I listened to President Obama’s press conference yesterday. I watched Chuck Todd ask questions and look really confused as he was getting a pretty straight-forward response from the president. Then, I watched as Todd was asked about the press conference later by the afternoon and evening “MSNBC Dog and Pony Show” hosts and how he went into editorial-hyperbole mode and got everything all wrong like he always does. Let’s remember, I watched the same press conference. I know what I saw and heard.
Then I watched the late night MSNBC hosts Olbermann, Shultz, O’Donnell and Maddow rip President Obama a new one for capitulating to the Republicans. Olbermann may have a point, but Maddow kinda glossed over some facts, like not every Democrat is on Obama’s team. Most are on their own “I have to get re-elected in 2 years” team so they are not really thinking clearly.
And I’m trying to figure out what the heck is going on that these otherwise really smart people just are not seeing. And here is how I can best explain it.
It is like being in a family of teenagers. The GOP is the teenager who is defiantly against anything mom and dad do. It doesn’t matter what it is, they are going to say “no” if mom and dad say “yes.” Just as simple as that.

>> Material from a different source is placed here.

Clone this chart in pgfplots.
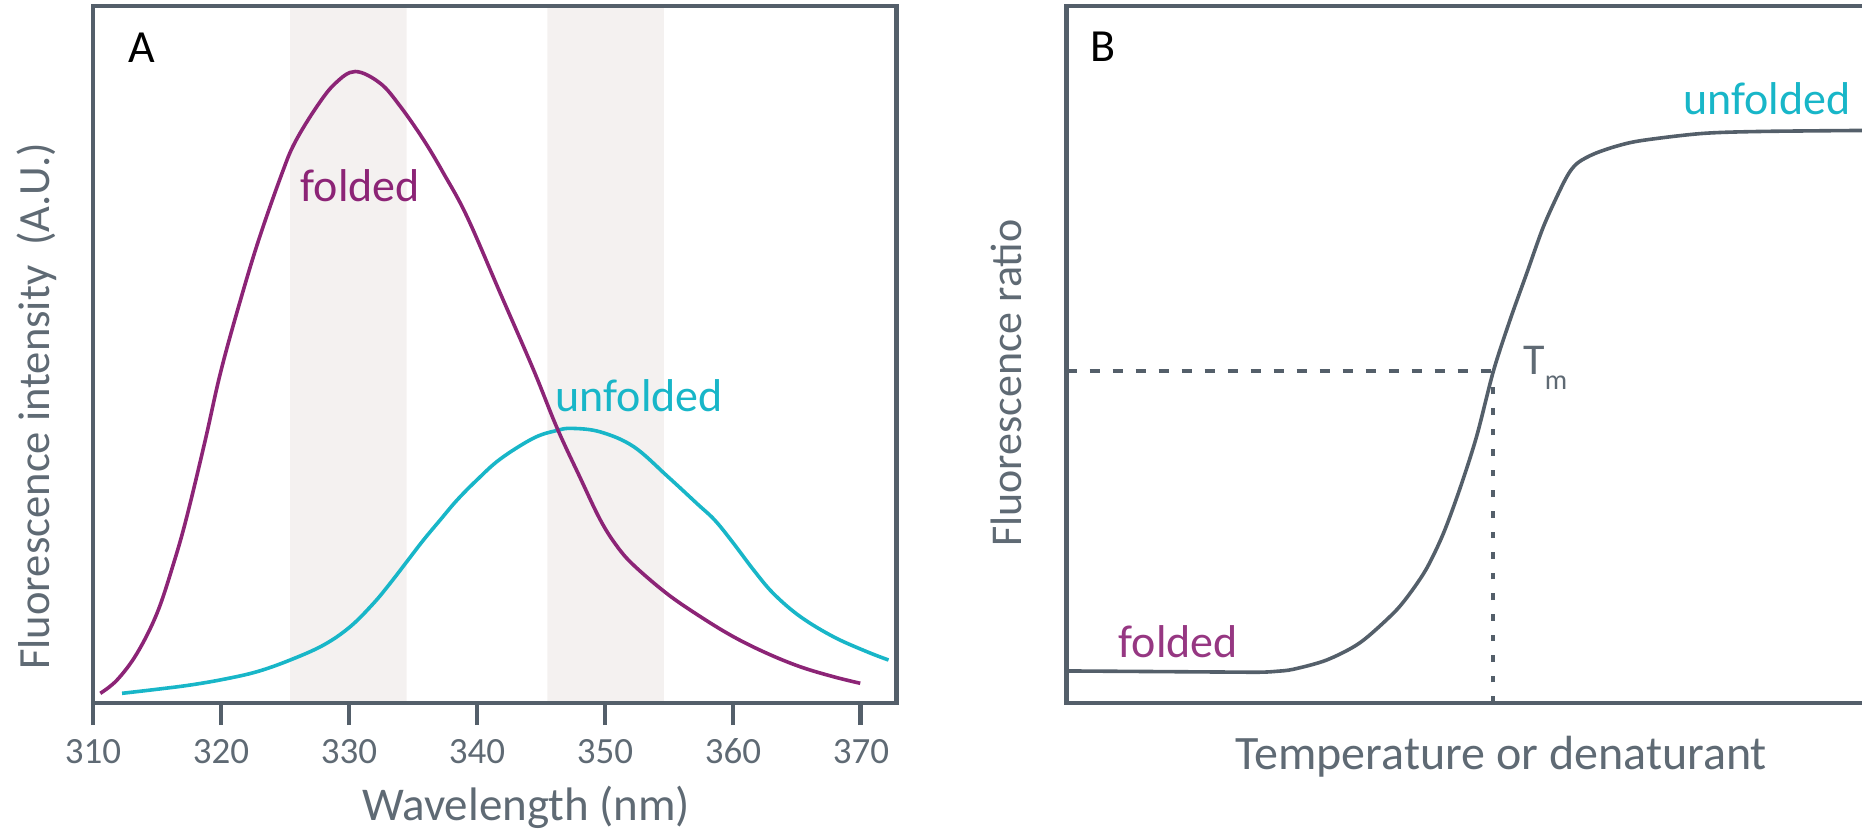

The “professional left” is like an “entitlement” teenager who just found out that mom and dad are not really her best friends but her parents. And sometimes parents say “no” to things. Entitlement teens lash out at their parents by saying things like “you don’t love me” or “I hate you,” etc. Their “love” for mom and dad is rooted in what they can manipulate them into doing.
Now here is the kicker: The teenager is not capable of seeing past the end of their nose. They are not responsible for making the mortgage payment, keeping the water and heat on, making sure the gutters don’t leak, making sure the tuition is paid and there is food on the table. For most teenagers, food is magically produced when they open the fridge door. In short, they can afford to have me-centric opinions of the world. Someone else is paying their bills.
Parents can’t afford a me-centric view.
The GOP absolutely, positively, without a doubt would have blocked all unemployment benefits to over 5 million unemployed citizens with impunity. They are incapable of seeing beyond their own noses and view themselves as defiant for a cause, just like the defiant teenager sees his actions as noble and principled.
The Left wants it all right now and is really pissed off at her defiant brother whom she sees as manipulating mom and dad more effectively than she can, even though she is just as manipulative and devious with her false love.
Someone had to be the responsible parent, even if it meant that the defiant teen would gloat in victory and the entitled teen would be screaming “I hate you!” at the top of her lungs. And I think that is what we saw; a parent trying to do the best thing from a crappy list of options, who would risk the scorn of one teen and the vilification of another to keep the lights on for the family. At least for one more month.